Given task —
Only the lines from the start of the data through the line containing "const fmt = v" should be written out, exactly as they are, with both ends included and the pictures left out.

— start of Source excerpt —

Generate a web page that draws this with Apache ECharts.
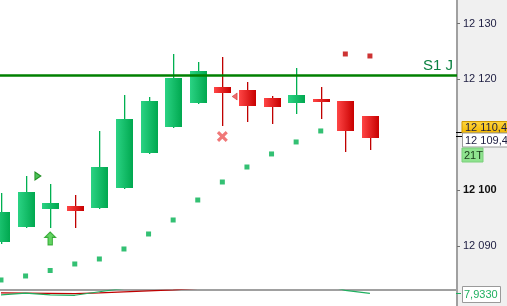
<!DOCTYPE html>
<html><head><meta charset="utf-8">
<script src="https://cdn.jsdelivr.net/npm/echarts/dist/echarts.min.js"></script>
<style>html,body{margin:0;padding:0;background:#ffffff}#c{width:507px;height:306px}</style>
</head><body><div id="c"></div>
<script>
// ---- data ----
const barIndex = [0,1,2,3,4,5,6,7,8,9,10,11,12,13,14,15];
const opens  = [12090.73,12093.38,12096.62,12097.16,12096.80,12100.40,12106.71,12111.39,12115.71,12118.59,12118.05,12116.61,12115.71,12116.43,12116.07,12113.37];
const closes = [12096.08,12099.68,12097.70,12096.26,12104.18,12112.83,12116.07,12120.21,12121.47,12117.51,12115.17,12114.99,12117.15,12115.89,12110.67,12109.40];
const lows   = [12090.27,12093.26,12093.26,12093.26,12096.62,12100.22,12106.58,12111.21,12115.53,12111.57,12112.29,12111.93,12113.73,12112.83,12106.89,12107.25];
const highs  = [12099.50,12102.56,12101.12,12099.14,12110.67,12117.15,12116.79,12124.53,12123.09,12123.99,12119.49,12116.97,12122.01,12118.59,12116.07,12113.37];
const sarValues = [12083.84,12084.56,12085.55,12086.72,12087.62,12089.42,12092.12,12094.64,12098.24,12101.48,12104.18,12106.53,12108.69,12110.67,12124.53,12124.17];
const sarAbove  = [0,0,0,0,0,0,0,0,0,0,0,0,0,0,1,1];
const yTicks = [12090,12100,12120,12130];
const boldTick = 12100;
const s1Level = 12120.62;
const s1Label = 'S1 J';
const lastPrice = 12110.4;
const closePrice = 12109.4;
const timerLabel = '21T';
// signal markers: [barPosition, price]
const upTriangle = [1.5, 12102.56];
const upArrow = [2, 12091.31];
const sellCross = [9, 12109.68];
const leftTriangle = [9.5, 12116.88];
// lower indicator panel
const indGreen = [7.0,8.0,6.9,6.7,8.9,11.0,13.0,14.0,15.0,14.5,14.0,15.0,15.0,14.0,9.8,7.933];
const indRed   = [8.2,8.0,7.85,7.7,8.2,8.85,9.45,10.1,11.0,12.0,12.0,12.0,12.0,12.0,12.0,12.0];
const indLast = '7,9330';

// ---- chart ----
const FONT = '"Liberation Sans", Arial, sans-serif';
const chart = echarts.init(document.getElementById('c'), null, {renderer:'canvas'});
const fmt = v => { const s = String(Math.round(v)); return s.slice(0, s.length-3) + ' ' + s.slice(-3); };

const candleData = barIndex.map((i,k) => [i, opens[k], closes[k], lows[k], highs[k]]);
const greenGrad = new echarts.graphic.LinearGradient(0,0,1,0,[{offset:0,color:'#2bd384'},{offset:1,color:'#00a84f'}]);
const redGrad = new echarts.graphic.LinearGradient(0,0,1,0,[{offset:0,color:'#ff4646'},{offset:1,color:'#c80000'}]);
const split = 457/507;
const bg = new echarts.graphic.LinearGradient(0,0,1,0,[
  {offset:0,color:'#ffffff'},{offset:split,color:'#ffffff'},{offset:split,color:'#f0f0f0'},{offset:1,color:'#f0f0f0'}]);

function renderCandle(params, api) {
  const i = api.value(0), o = api.value(1), c = api.value(2), l = api.value(3), h = api.value(4);
  const up = c >= o;
  const pO = api.coord([i,o]), pC = api.coord([i,c]), pL = api.coord([i,l]), pH = api.coord([i,h]);
  const cx = Math.round(pO[0]);
  const bw = 17;
  const top = Math.round(Math.min(pO[1], pC[1]));
  const bot = Math.round(Math.max(pO[1], pC[1]));
  return {
    type: 'group',
    children: [
      {type:'rect', shape:{x:cx, y:Math.round(pH[1]), width:1.3, height:Math.round(pL[1])-Math.round(pH[1])},
        style:{fill: up ? '#00b050' : '#c00000'}},
      {type:'rect', shape:{x:cx-8, y:top, width:bw, height:Math.max(bot-top,3)},
        style:{fill: up ? greenGrad : redGrad}}
    ]
  };
}

const arrowPath = 'path://M5,0 L10,5 L7,5 L7,12 L3,12 L3,5 L0,5 Z';
const crossPath = 'path://M2,0 L5,3 L8,0 L10,2 L7,5 L10,8 L8,10 L5,7 L2,10 L0,8 L3,5 L0,2 Z';

chart.setOption({
  animation: false,
  backgroundColor: bg,
  grid: [
    {left:0, top:0, width:457, height:301.3, show:false},
    {left:0, top:290, width:457, height:40, show:false}
  ],
  xAxis: [
    {type:'value', gridIndex:0, min:-0.04, max:18.54, show:false, axisLine:{onZero:false}},
    {type:'value', gridIndex:1, min:-0.04, max:18.54, position:'top',
      axisLine:{show:true, onZero:false, lineStyle:{color:'#a0a0a0', width:2}}, axisTick:{show:false}, axisLabel:{show:false}, splitLine:{show:false}}
  ],
  yAxis: [
    {type:'value', gridIndex:0, position:'right', min:12080, max:12134.25, interval:10,
      axisLine:{show:true, onZero:false, lineStyle:{color:'#a0a0a0', width:2}},
      axisTick:{show:true, length:3, lineStyle:{color:'#707070'}, customValues: yTicks},
      splitLine:{show:false},
      axisLabel:{show:true, margin:6, customValues: yTicks,
        formatter: v => (v === boldTick ? '{b|' + fmt(v) + '}' : '{n|' + fmt(v) + '}'),
        rich:{n:{fontFamily:FONT, fontSize:11, color:'#1c1c40'}, b:{fontFamily:FONT, fontSize:11, fontWeight:'bold', color:'#101010'}}}
    },
    {type:'value', gridIndex:1, position:'right', min:0, max:10,
      axisLine:{show:true, onZero:false, lineStyle:{color:'#a0a0a0', width:2}}, axisTick:{show:false}, axisLabel:{show:false}, splitLine:{show:false}}
  ],
  series: [
    {type:'custom', xAxisIndex:0, yAxisIndex:0, renderItem: renderCandle, data: candleData, clip:true, z:3,
      markLine: {silent:true, symbol:'none', data:[{yAxis: s1Level}],
        lineStyle:{color:'#008000', width:2.5, type:'solid'},
        label:{show:true, position:'insideEndTop', formatter: s1Label, color:'#0a8040', fontFamily:FONT, fontSize:15, distance:[4,2]}}},
    {type:'scatter', xAxisIndex:0, yAxisIndex:0, symbol:'rect', symbolSize:5, z:4,
      data: barIndex.map((i,k) => ({value:[i, sarValues[k]], itemStyle:{color: sarAbove[k] ? '#c00000' : '#00b050'}}))},
    {type:'scatter', xAxisIndex:0, yAxisIndex:0, z:5, symbol:'triangle', symbolSize:[8,6], symbolRotate:-90,
      itemStyle:{color:'#20b030', borderColor:'#007a00', borderWidth:1}, data:[upTriangle]},
    {type:'scatter', xAxisIndex:0, yAxisIndex:0, z:5, symbol:arrowPath, symbolSize:[11,13],
      itemStyle:{color:'#3cc83c', borderColor:'#1a9a1a', borderWidth:1}, data:[upArrow]},
    {type:'scatter', xAxisIndex:0, yAxisIndex:0, z:5, symbol:crossPath, symbolSize:[11,11],
      itemStyle:{color:'#ec5656'}, data:[sellCross]},
    {type:'scatter', xAxisIndex:0, yAxisIndex:0, z:5, symbol:'triangle', symbolSize:[7,5], symbolRotate:90,
      itemStyle:{color:'#e84848', borderColor:'#c00000', borderWidth:0.5}, data:[leftTriangle]},
    {type:'line', xAxisIndex:1, yAxisIndex:1, showSymbol:false, clip:true, data: barIndex.map((i,k)=>[i, indRed[k]]),
      lineStyle:{color:'#c00000', width:1.2}},
    {type:'line', xAxisIndex:1, yAxisIndex:1, showSymbol:false, clip:true, data: barIndex.map((i,k)=>[i, indGreen[k]]),
      lineStyle:{color:'#20b060', width:1.2}}
  ]
});

// price tags on the right axis, placed through the axis scales
const yLast = chart.convertToPixel({yAxisIndex:0}, lastPrice);
const yClose = chart.convertToPixel({yAxisIndex:0}, closePrice);
const yInd = chart.convertToPixel({yAxisIndex:1}, 7.933);
const tagGrad = new echarts.graphic.LinearGradient(0,0,0,1,[{offset:0,color:'#ffd640'},{offset:1,color:'#f2b600'}]);
chart.setOption({
  graphic: [
    {type:'line', shape:{x1:456, y1:Math.round(yLast)+0.5, x2:462, y2:Math.round(yLast)+0.5}, style:{stroke:'#000', lineWidth:1}, z:50},
    {type:'line', shape:{x1:456, y1:Math.round(yClose)-1.5, x2:462, y2:Math.round(yClose)-1.5}, style:{stroke:'#000', lineWidth:1}, z:50},
    {type:'rect', shape:{x:462, y:Math.round(yLast)-10.5, width:46, height:11.5}, style:{fill:tagGrad, stroke:'#d09a00', lineWidth:1}, z:50},
    {type:'text', x:465, y:Math.round(yLast)-4.5, style:{text: '12 110,4', fill:'#1c1c40', font:'11px ' + FONT, textVerticalAlign:'middle'}, z:51},
    {type:'rect', shape:{x:462.5, y:Math.round(yLast)+1, width:46, height:14}, style:{fill:'#ffffff', stroke:'#9a9a9a', lineWidth:1}, z:50},
    {type:'text', x:465, y:Math.round(yLast)+8.5, style:{text: '12 109,4', fill:'#1c1c40', font:'11px ' + FONT, textVerticalAlign:'middle'}, z:51},
    {type:'rect', shape:{x:462, y:Math.round(yLast)+16, width:21, height:14}, style:{fill:'#8fe38f', stroke:'#7acf7a', lineWidth:1}, z:50},
    {type:'text', x:464, y:Math.round(yLast)+23.5, style:{text: timerLabel, fill:'#1a3a1a', font:'11px ' + FONT, textVerticalAlign:'middle'}, z:51},
    {type:'line', shape:{x1:456, y1:Math.round(yInd)+0.5, x2:461, y2:Math.round(yInd)+0.5}, style:{stroke:'#20b060', lineWidth:1}, z:50},
    {type:'rect', shape:{x:462.5, y:Math.round(yInd)-6.5, width:38, height:16}, style:{fill:'#ffffff', stroke:'#9a9a9a', lineWidth:1}, z:50},
    {type:'text', x:464, y:Math.round(yInd)+1.5, style:{text: indLast, fill:'#20b060', font:'11px ' + FONT, textVerticalAlign:'middle'}, z:51}
  ]
});
</script>
</body></html>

— end of Source excerpt —

Answer —
Generate a web page that draws this with Apache ECharts.
<!DOCTYPE html>
<html><head><meta charset="utf-8">
<script src="https://cdn.jsdelivr.net/npm/echarts/dist/echarts.min.js"></script>
<style>html,body{margin:0;padding:0;background:#ffffff}#c{width:507px;height:306px}</style>
</head><body><div id="c"></div>
<script>
// ---- data ----
const barIndex = [0,1,2,3,4,5,6,7,8,9,10,11,12,13,14,15];
const opens  = [12090.73,12093.38,12096.62,12097.16,12096.80,12100.40,12106.71,12111.39,12115.71,12118.59,12118.05,12116.61,12115.71,12116.43,12116.07,12113.37];
const closes = [12096.08,12099.68,12097.70,12096.26,12104.18,12112.83,12116.07,12120.21,12121.47,12117.51,12115.17,12114.99,12117.15,12115.89,12110.67,12109.40];
const lows   = [12090.27,12093.26,12093.26,12093.26,12096.62,12100.22,12106.58,12111.21,12115.53,12111.57,12112.29,12111.93,12113.73,12112.83,12106.89,12107.25];
const highs  = [12099.50,12102.56,12101.12,12099.14,12110.67,12117.15,12116.79,12124.53,12123.09,12123.99,12119.49,12116.97,12122.01,12118.59,12116.07,12113.37];
const sarValues = [12083.84,12084.56,12085.55,12086.72,12087.62,12089.42,12092.12,12094.64,12098.24,12101.48,12104.18,12106.53,12108.69,12110.67,12124.53,12124.17];
const sarAbove  = [0,0,0,0,0,0,0,0,0,0,0,0,0,0,1,1];
const yTicks = [12090,12100,12120,12130];
const boldTick = 12100;
const s1Level = 12120.62;
const s1Label = 'S1 J';
const lastPrice = 12110.4;
const closePrice = 12109.4;
const timerLabel = '21T';
// signal markers: [barPosition, price]
const upTriangle = [1.5, 12102.56];
const upArrow = [2, 12091.31];
const sellCross = [9, 12109.68];
const leftTriangle = [9.5, 12116.88];
// lower indicator panel
const indGreen = [7.0,8.0,6.9,6.7,8.9,11.0,13.0,14.0,15.0,14.5,14.0,15.0,15.0,14.0,9.8,7.933];
const indRed   = [8.2,8.0,7.85,7.7,8.2,8.85,9.45,10.1,11.0,12.0,12.0,12.0,12.0,12.0,12.0,12.0];
const indLast = '7,9330';

// ---- chart ----
const FONT = '"Liberation Sans", Arial, sans-serif';
const chart = echarts.init(document.getElementById('c'), null, {renderer:'canvas'});
const fmt = v => { const s = String(Math.round(v)); return s.slice(0, s.length-3) + ' ' + s.slice(-3); };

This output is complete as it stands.